XULRunner has been discontinued.

[https://developer.mozilla.org/en-
US/docs/Archive/Mozilla/XUL...](https://developer.mozilla.org/en-
US/docs/Archive/Mozilla/XULRunner)

Mozilla briefly developed Positron, which was an Electron-compatible app shell
that used Gecko instead of Chromium/Node.js/V8. Positron has also been
discontinued.

[https://github.com/mozilla/positron](https://github.com/mozilla/positron)

The developer who was working on Positron went on to develop qbrt, which is a
CLI interface to a Gecko app runtime. The project is unstable, and the last
commit date is Jun 30, 2018.

[https://github.com/mozilla/qbrt](https://github.com/mozilla/qbrt)

Another Mozilla developer has a project called servoshell, which is an
embeddable version of Servo. It's described as work-in-progress, and the last
commit date is Jan 7, 2018.

[https://github.com/paulrouget/servoshell](https://github.com/paulrouget/servoshell)
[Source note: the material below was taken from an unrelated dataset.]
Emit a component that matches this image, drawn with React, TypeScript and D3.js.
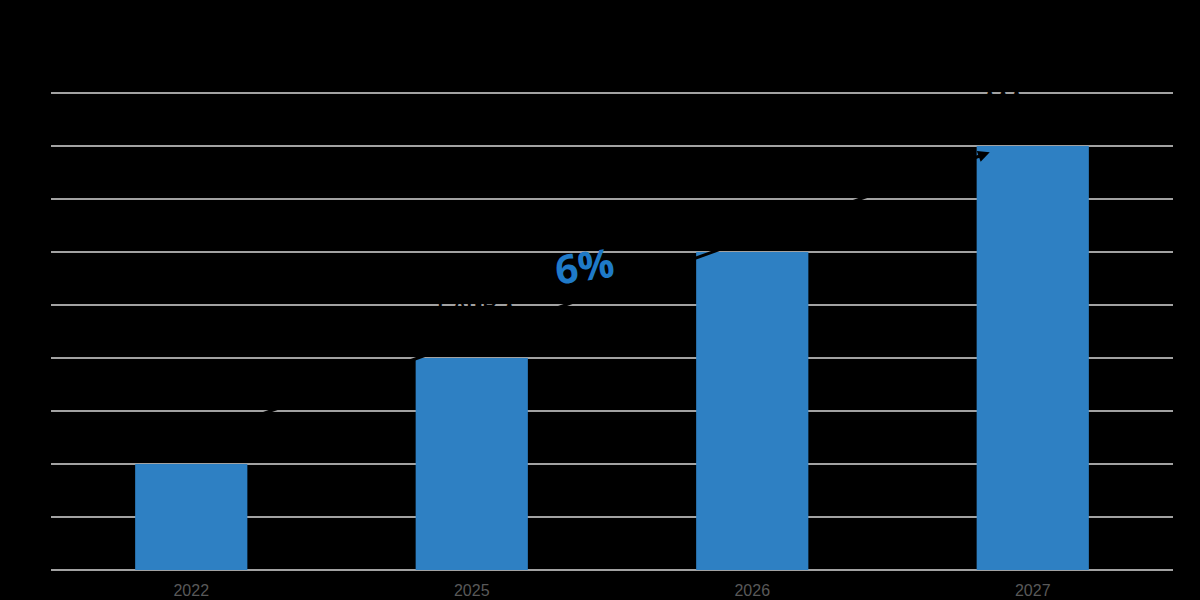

I'm afraid this is it for now, since embedding Gecko is no longer unsupported
by Mozilla.

[https://developer.mozilla.org/en-
US/docs/Mozilla/Gecko/Embed...](https://developer.mozilla.org/en-
US/docs/Mozilla/Gecko/Embedding_Mozilla/FAQ/Embedding_Gecko)

Hopefully, Mozilla will continue working on embeddable versions of desktop
Gecko after they release the necessary improvements in Firefox.